Aim of the task: Reproduce nothing except the lines between the line with "Write the seaborn" and the line with "fontsize=7.8, color=TEXT, linespacing=1.6)", both ends included, and please leave out pictures.

***** Records for this exercise *****

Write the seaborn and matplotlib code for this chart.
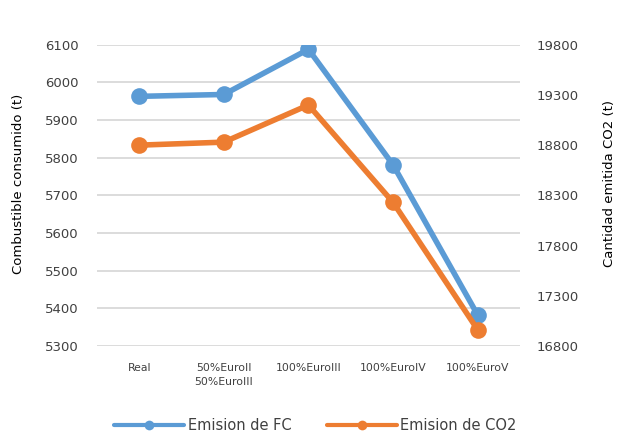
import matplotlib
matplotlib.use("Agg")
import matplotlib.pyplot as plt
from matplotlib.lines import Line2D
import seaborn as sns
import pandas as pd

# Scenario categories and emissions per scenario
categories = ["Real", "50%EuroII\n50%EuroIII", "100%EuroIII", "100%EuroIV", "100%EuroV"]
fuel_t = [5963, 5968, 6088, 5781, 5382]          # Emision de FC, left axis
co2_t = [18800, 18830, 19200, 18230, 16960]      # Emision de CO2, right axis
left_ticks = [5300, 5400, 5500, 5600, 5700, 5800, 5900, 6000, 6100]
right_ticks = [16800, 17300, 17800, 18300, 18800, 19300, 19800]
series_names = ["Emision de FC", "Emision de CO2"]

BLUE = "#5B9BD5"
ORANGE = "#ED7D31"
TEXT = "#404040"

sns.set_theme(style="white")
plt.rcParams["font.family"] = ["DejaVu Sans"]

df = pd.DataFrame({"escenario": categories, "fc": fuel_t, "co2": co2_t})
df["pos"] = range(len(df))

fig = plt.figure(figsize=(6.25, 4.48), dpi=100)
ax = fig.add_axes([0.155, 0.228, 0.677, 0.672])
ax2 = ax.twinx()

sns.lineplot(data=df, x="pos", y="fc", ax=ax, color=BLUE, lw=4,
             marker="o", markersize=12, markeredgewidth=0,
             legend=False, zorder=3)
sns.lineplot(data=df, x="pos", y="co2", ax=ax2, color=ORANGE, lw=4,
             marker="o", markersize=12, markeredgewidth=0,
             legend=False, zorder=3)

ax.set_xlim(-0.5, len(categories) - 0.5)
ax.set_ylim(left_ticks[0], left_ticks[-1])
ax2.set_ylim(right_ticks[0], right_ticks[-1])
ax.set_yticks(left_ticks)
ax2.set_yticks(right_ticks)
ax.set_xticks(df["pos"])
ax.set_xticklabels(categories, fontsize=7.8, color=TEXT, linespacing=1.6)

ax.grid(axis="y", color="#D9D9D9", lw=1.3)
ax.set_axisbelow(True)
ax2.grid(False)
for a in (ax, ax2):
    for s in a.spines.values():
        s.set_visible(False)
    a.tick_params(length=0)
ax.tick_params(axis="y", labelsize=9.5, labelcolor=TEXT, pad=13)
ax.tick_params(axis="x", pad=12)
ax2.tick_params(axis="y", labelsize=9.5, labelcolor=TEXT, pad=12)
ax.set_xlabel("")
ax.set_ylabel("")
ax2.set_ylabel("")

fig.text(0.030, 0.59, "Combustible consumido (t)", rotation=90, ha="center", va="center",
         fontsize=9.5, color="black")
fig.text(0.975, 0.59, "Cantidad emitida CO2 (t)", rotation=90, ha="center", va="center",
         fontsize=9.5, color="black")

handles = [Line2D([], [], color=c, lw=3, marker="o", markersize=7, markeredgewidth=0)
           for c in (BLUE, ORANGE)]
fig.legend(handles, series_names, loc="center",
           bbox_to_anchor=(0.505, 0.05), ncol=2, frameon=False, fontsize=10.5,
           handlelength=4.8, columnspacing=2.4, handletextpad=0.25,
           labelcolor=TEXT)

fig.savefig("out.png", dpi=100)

*****
***** Records for this exercise *****

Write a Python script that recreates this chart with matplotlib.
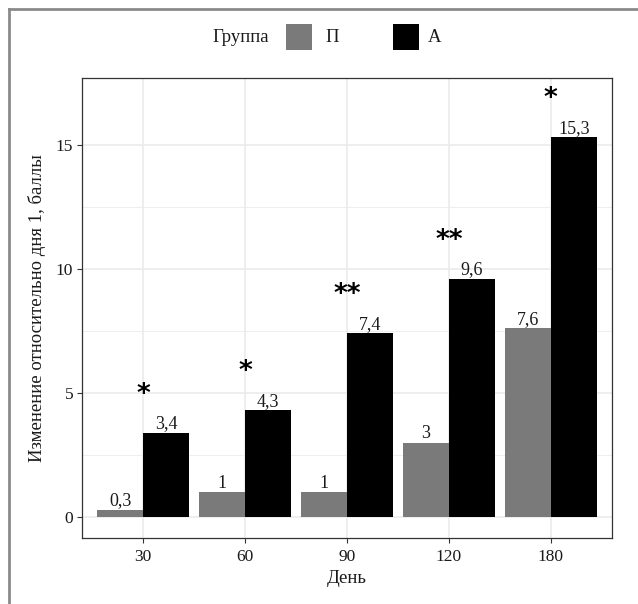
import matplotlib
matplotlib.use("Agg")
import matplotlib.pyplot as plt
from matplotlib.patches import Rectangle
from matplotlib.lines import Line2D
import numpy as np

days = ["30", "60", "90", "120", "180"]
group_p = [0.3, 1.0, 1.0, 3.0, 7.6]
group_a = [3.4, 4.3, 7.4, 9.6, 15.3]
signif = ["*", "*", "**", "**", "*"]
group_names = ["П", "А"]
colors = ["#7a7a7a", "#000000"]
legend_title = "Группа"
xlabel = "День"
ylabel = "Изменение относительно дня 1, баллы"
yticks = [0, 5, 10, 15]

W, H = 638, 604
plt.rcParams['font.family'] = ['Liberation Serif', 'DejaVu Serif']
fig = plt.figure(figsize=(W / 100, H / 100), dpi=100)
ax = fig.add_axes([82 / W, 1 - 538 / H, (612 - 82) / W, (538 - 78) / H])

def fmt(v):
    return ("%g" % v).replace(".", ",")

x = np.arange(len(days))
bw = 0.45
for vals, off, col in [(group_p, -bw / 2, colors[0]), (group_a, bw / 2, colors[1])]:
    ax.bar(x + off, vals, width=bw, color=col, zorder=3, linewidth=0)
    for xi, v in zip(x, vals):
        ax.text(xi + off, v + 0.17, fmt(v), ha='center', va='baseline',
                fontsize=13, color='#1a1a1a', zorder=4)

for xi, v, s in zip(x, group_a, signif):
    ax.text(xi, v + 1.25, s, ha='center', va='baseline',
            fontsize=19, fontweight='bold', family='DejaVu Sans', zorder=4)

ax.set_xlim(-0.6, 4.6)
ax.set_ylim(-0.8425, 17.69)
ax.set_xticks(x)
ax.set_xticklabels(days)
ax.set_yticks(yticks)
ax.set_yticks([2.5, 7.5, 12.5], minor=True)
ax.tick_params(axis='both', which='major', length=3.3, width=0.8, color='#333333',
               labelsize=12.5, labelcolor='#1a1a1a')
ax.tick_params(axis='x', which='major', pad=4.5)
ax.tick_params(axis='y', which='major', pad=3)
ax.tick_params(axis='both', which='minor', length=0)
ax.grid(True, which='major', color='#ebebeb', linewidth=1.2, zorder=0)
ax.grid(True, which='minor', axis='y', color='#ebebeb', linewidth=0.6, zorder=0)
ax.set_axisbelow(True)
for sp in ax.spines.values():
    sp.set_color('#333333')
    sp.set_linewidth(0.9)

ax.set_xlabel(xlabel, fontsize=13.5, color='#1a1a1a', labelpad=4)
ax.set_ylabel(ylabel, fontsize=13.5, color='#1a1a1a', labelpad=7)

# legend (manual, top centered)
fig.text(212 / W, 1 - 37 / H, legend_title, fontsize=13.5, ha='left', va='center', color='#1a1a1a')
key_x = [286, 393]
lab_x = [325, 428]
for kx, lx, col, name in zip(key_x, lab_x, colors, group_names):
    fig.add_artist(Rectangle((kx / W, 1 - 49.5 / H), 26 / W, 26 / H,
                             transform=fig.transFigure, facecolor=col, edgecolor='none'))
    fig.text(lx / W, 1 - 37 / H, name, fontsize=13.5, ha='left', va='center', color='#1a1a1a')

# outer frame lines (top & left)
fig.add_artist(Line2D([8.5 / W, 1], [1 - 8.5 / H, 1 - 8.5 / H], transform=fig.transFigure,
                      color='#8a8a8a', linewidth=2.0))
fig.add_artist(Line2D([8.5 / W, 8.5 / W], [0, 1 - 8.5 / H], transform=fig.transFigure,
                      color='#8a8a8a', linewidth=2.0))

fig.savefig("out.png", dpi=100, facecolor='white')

*****

Full solution:
Write the seaborn and matplotlib code for this chart.
import matplotlib
matplotlib.use("Agg")
import matplotlib.pyplot as plt
from matplotlib.lines import Line2D
import seaborn as sns
import pandas as pd

# Scenario categories and emissions per scenario
categories = ["Real", "50%EuroII\n50%EuroIII", "100%EuroIII", "100%EuroIV", "100%EuroV"]
fuel_t = [5963, 5968, 6088, 5781, 5382]          # Emision de FC, left axis
co2_t = [18800, 18830, 19200, 18230, 16960]      # Emision de CO2, right axis
left_ticks = [5300, 5400, 5500, 5600, 5700, 5800, 5900, 6000, 6100]
right_ticks = [16800, 17300, 17800, 18300, 18800, 19300, 19800]
series_names = ["Emision de FC", "Emision de CO2"]

BLUE = "#5B9BD5"
ORANGE = "#ED7D31"
TEXT = "#404040"

sns.set_theme(style="white")
plt.rcParams["font.family"] = ["DejaVu Sans"]

df = pd.DataFrame({"escenario": categories, "fc": fuel_t, "co2": co2_t})
df["pos"] = range(len(df))

fig = plt.figure(figsize=(6.25, 4.48), dpi=100)
ax = fig.add_axes([0.155, 0.228, 0.677, 0.672])
ax2 = ax.twinx()

sns.lineplot(data=df, x="pos", y="fc", ax=ax, color=BLUE, lw=4,
             marker="o", markersize=12, markeredgewidth=0,
             legend=False, zorder=3)
sns.lineplot(data=df, x="pos", y="co2", ax=ax2, color=ORANGE, lw=4,
             marker="o", markersize=12, markeredgewidth=0,
             legend=False, zorder=3)

ax.set_xlim(-0.5, len(categories) - 0.5)
ax.set_ylim(left_ticks[0], left_ticks[-1])
ax2.set_ylim(right_ticks[0], right_ticks[-1])
ax.set_yticks(left_ticks)
ax2.set_yticks(right_ticks)
ax.set_xticks(df["pos"])
ax.set_xticklabels(categories, fontsize=7.8, color=TEXT, linespacing=1.6)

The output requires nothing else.